Когда срок кончится, Рубан вернулся на родину и снова начал играть в турнирах. Его лишили мастерского звания, но не дисквалифицировали, ведь дисквалификация предусматривает объяснение — за что; а о таком ни сказать, ни написать нельзя было ни в каком приказе. С него просто сняли звание; так поступали в России с проштрафившимися попами, только поп-расстрига все-таки оставался попом, в то время как Женя Рубан лишился звания навсегда.
Так как официально он не был дисквалифицирован, запретить Рубану играть в чемпионате Белоруссии начальство не решилось.
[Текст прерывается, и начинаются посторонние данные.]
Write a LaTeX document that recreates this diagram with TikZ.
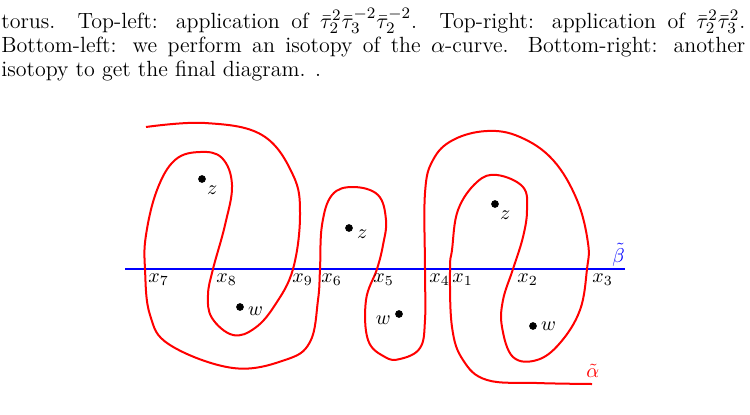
\documentclass[tikz,border=0pt]{standalone}
\usetikzlibrary{positioning}

\begin{document}
\begin{tikzpicture}[
						x=0.5pt, y=-0.5pt,
						node distance={1pt},
						acurve/.style = {draw=red, line width=1pt, line join=round},
						bcurve/.style = {draw=blue, line width=1pt},
						point/.style = {draw, fill=black, circle, inner sep=0pt, minimum size=3.4pt},
						lbl/.style = {inner sep=0pt, anchor=base west},
						capline/.style = {inner sep=0pt, anchor=base west, font=\fontsize{11}{13.6}\selectfont}
					]
\useasboundingbox (0,0) rectangle (750,414);

% caption
\node[capline] (cap1) at (1,28) {\hbox to 372pt{torus. Top-left: application of $\bar{\tau}_2^2\bar{\tau}_3^{-2}\bar{\tau}_2^{-2}$. Top-right: application of $\bar{\tau}_2^2\bar{\tau}_3^2$.}};
\node[capline] (cap2) at (1,52) {\hbox to 372pt{Bottom-left: we perform an isotopy of the $\alpha$-curve. Bottom-right: another}};
\node[capline] (cap3) at (1,76) {isotopy to get the final diagram. .};

% intersection points
\coordinate (x7) at (145,269);
\coordinate (x8) at (213,269);
\coordinate (x9) at (293,269);
\coordinate (x6) at (320,269);
\coordinate (x5) at (377,269);
\coordinate (x4) at (425,269);
\coordinate (x1) at (450,269);
\coordinate (x2) at (513,269);
\coordinate (x3) at (587,269);
\coordinate (bl) at (125,269);
\coordinate (br) at (625,269);

% beta curve
\draw[bcurve] (bl) -- (br);

% alpha curve
\draw[acurve] plot[smooth, tension=0.65] coordinates {
	(146,127) (205,123) (262,135) (293,175) (300,215) (x9)
	(275,305) (255,328) (233,335) (212,318) (208,295) (x8)
	(225,225) (232,185) (222,158) (200,152) (175,160) (157,190) (146,235) (x7)
	(150,315) (170,345) (233,368) (285,360) (310,342) (318,300) (x6)
	(322,225) (332,195) (353,187) (378,195) (386,220) (383,245) (x5)
	(366,300) (368,340) (385,357) (400,359) (420,348) (425,320) (x4)
	(425,193) (433,160) (453,140) (487,131) (520,137) (553,160) (577,200) (588,243) (x3)
	(580,310) (560,343) (537,360) (513,357) (502,327) (503,300) (x2)
	(523,237) (527,210) (523,187) (497,175) (477,182) (458,210) (452,250) (x1)
	(452,327) (463,360) (487,380) (537,383) (592,384)};

% base points
\node[point] (z1) at (202,179) {};
\node[point] (w1) at (240,307) {};
\node[point] (z2) at (349,228) {};
\node[point] (w2) at (399,314) {};
\node[point] (z3) at (495,204) {};
\node[point] (w3) at (533,326) {};
\node (lz1) [below right=1pt and 0pt of z1, inner sep=1pt] {$z$};
\node (lw1) [right=1pt of w1, yshift=-2pt, inner sep=1pt] {$w$};
\node (lz2) [right=1pt of z2, yshift=-3pt, inner sep=1pt] {$z$};
\node (lw2) [left=1pt of w2, yshift=-3pt, inner sep=1pt] {$w$};
\node (lz3) [below right=1pt and 0pt of z3, inner sep=1pt] {$z$};
\node (lw3) [right=1pt of w3, inner sep=1pt] {$w$};

% intersection labels
\node[lbl] (l7) at (148,282) {$x_7$};
\node[lbl] (l8) at (216,282) {$x_8$};
\node[lbl] (l9) at (292,282) {$x_9$};
\node[lbl] (l6) at (321,282) {$x_6$};
\node[lbl] (l5) at (373,282) {$x_5$};
\node[lbl] (l4) at (429,282) {$x_4$};
\node[lbl] (l1) at (452,282) {$x_1$};
\node[lbl] (l2) at (517,282) {$x_2$};
\node[lbl] (l3) at (592,282) {$x_3$};

% curve names
\node[lbl, text=red] (la) at (586,377) {$\tilde{\alpha}$};
\node[lbl, text=blue] (lb) at (612,262) {$\tilde{\beta}$};
\end{tikzpicture}
\end{document}
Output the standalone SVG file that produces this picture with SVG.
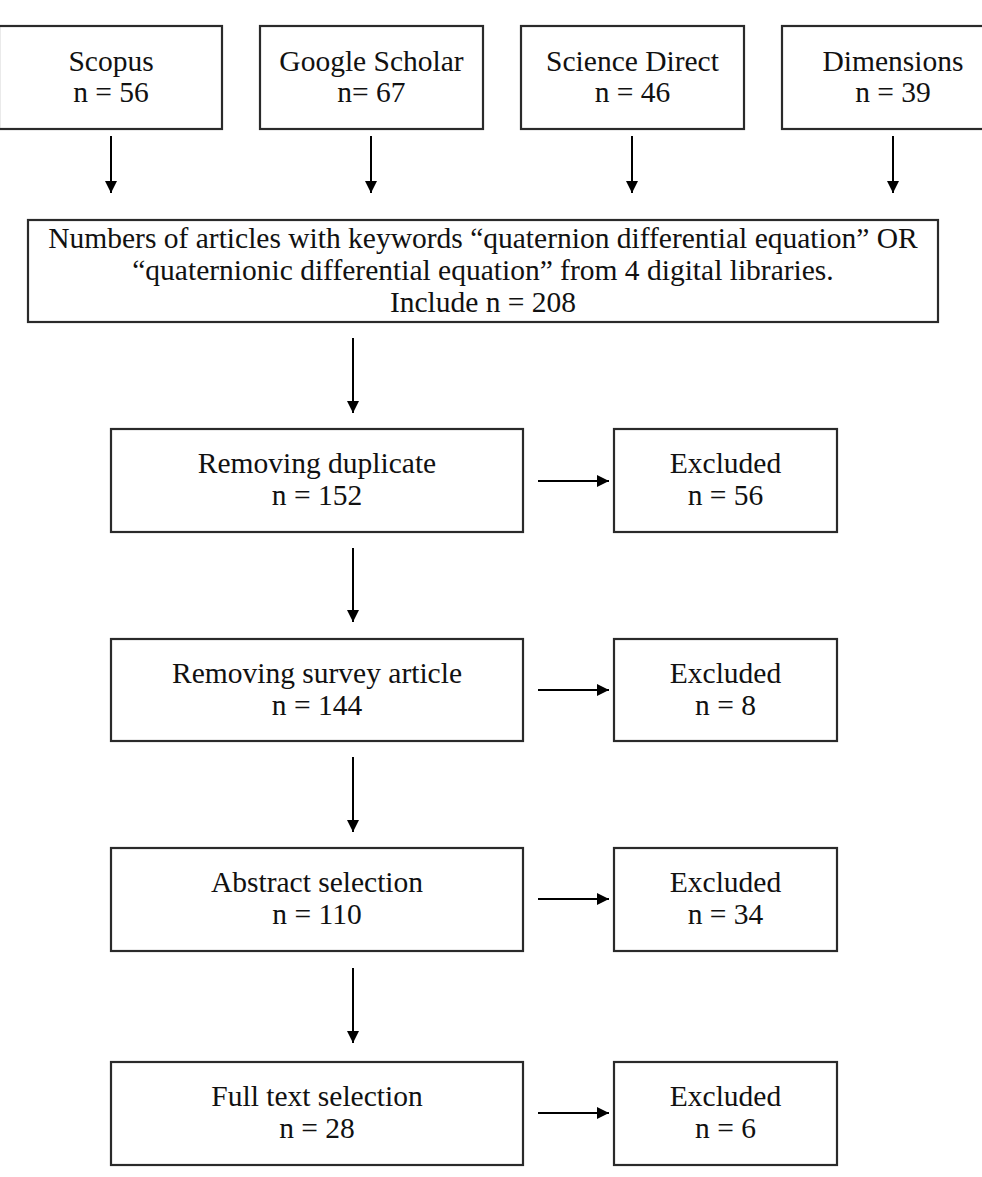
<svg xmlns="http://www.w3.org/2000/svg" width="982" height="1177" viewBox="0 0 982 1177">
<style>
.box{fill:#fff;stroke:#2a2a2a;stroke-width:2.2}
.t{font-family:"Liberation Serif","Times New Roman",serif;font-size:29.5px;fill:#111;text-anchor:middle}
.c{fill:none;stroke:#000;stroke-width:2}
</style>
<defs>
<marker id="ah" markerUnits="userSpaceOnUse" markerWidth="13" markerHeight="13" refX="12" refY="6" orient="auto">
<path d="M0,0 L12,6 L0,12 z" fill="#000"/>
</marker>
</defs>
<rect width="982" height="1177" fill="#fff"/>
<g id="scopus"><rect class="box" x="-1" y="26" width="223" height="103"/><text class="t" x="111" y="71">Scopus</text><text class="t" x="111" y="102">n = 56</text></g>
<g id="google"><rect class="box" x="260" y="26" width="223" height="103"/><text class="t" x="371.5" y="71">Google Scholar</text><text class="t" x="371.5" y="102">n= 67</text></g>
<g id="sciencedirect"><rect class="box" x="521" y="26" width="223" height="103"/><text class="t" x="632.5" y="71">Science Direct</text><text class="t" x="632.5" y="102">n = 46</text></g>
<g id="dimensions"><rect class="box" x="782" y="26" width="223" height="103"/><text class="t" x="893" y="71">Dimensions</text><text class="t" x="893" y="102">n = 39</text></g>
<g id="keywords"><rect class="box" x="28" y="220" width="910" height="102"/>
<text class="t" x="483" y="248">Numbers of articles with keywords “quaternion differential equation” OR</text>
<text class="t" x="483" y="280">“quaternionic differential equation” from 4 digital libraries.</text>
<text class="t" x="483" y="312">Include n = 208</text></g>
<g id="duplicate"><rect class="box" x="111" y="429" width="412" height="103"/><text class="t" x="317" y="473">Removing duplicate</text><text class="t" x="317" y="505">n = 152</text></g>
<g id="excl1"><rect class="box" x="614" y="429" width="223" height="103"/><text class="t" x="725.5" y="473">Excluded</text><text class="t" x="725.5" y="505">n = 56</text></g>
<g id="survey"><rect class="box" x="111" y="639" width="412" height="102"/><text class="t" x="317" y="683">Removing survey article</text><text class="t" x="317" y="715">n = 144</text></g>
<g id="excl2"><rect class="box" x="614" y="639" width="223" height="102"/><text class="t" x="725.5" y="683">Excluded</text><text class="t" x="725.5" y="715">n = 8</text></g>
<g id="abstract"><rect class="box" x="111" y="848" width="412" height="103"/><text class="t" x="317" y="892">Abstract selection</text><text class="t" x="317" y="924">n = 110</text></g>
<g id="excl3"><rect class="box" x="614" y="848" width="223" height="103"/><text class="t" x="725.5" y="892">Excluded</text><text class="t" x="725.5" y="924">n = 34</text></g>
<g id="fulltext"><rect class="box" x="111" y="1062" width="412" height="103"/><text class="t" x="317" y="1106">Full text selection</text><text class="t" x="317" y="1138">n = 28</text></g>
<g id="excl4"><rect class="box" x="614" y="1062" width="223" height="103"/><text class="t" x="725.5" y="1106">Excluded</text><text class="t" x="725.5" y="1138">n = 6</text></g>
<g id="connectors">
<path class="c" d="M111,136 V193" marker-end="url(#ah)"/>
<path class="c" d="M371,136 V193" marker-end="url(#ah)"/>
<path class="c" d="M632,136 V193" marker-end="url(#ah)"/>
<path class="c" d="M893,136 V193" marker-end="url(#ah)"/>
<path class="c" d="M353,338 V413" marker-end="url(#ah)"/>
<path class="c" d="M353,548 V622" marker-end="url(#ah)"/>
<path class="c" d="M353,757 V832" marker-end="url(#ah)"/>
<path class="c" d="M353,968 V1043" marker-end="url(#ah)"/>
<path class="c" d="M538,481 H609" marker-end="url(#ah)"/>
<path class="c" d="M538,690 H609" marker-end="url(#ah)"/>
<path class="c" d="M538,899 H609" marker-end="url(#ah)"/>
<path class="c" d="M538,1113 H609" marker-end="url(#ah)"/>
</g>
</svg>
Поэтому был принят нелепый компромисс: к участию жителя Гродно допустить, но выступать он будет вне конкурса. Рубан выиграл это первенство; вторым, отстав на пол-очка, был тоже гродненский мастер Владимир Веремей-чик. Заседание шахматной федерации республики после победы Рубана было бурным. Многие склонялись к тому, чтобы присвоить ему звание чемпиона, но были и ярые противники. В конце концов возобладало мнение мастера Вересова, заявившего: «Да вы что?! Хотите, чтобы педераст был объявлен чемпионом Белоруссии? Да вы понимаете, как после этого будут смотреть на нас? И в Комитете, и вообще все? Нет, не бывать этому!» И чемпионом был объявлен Веремейчик.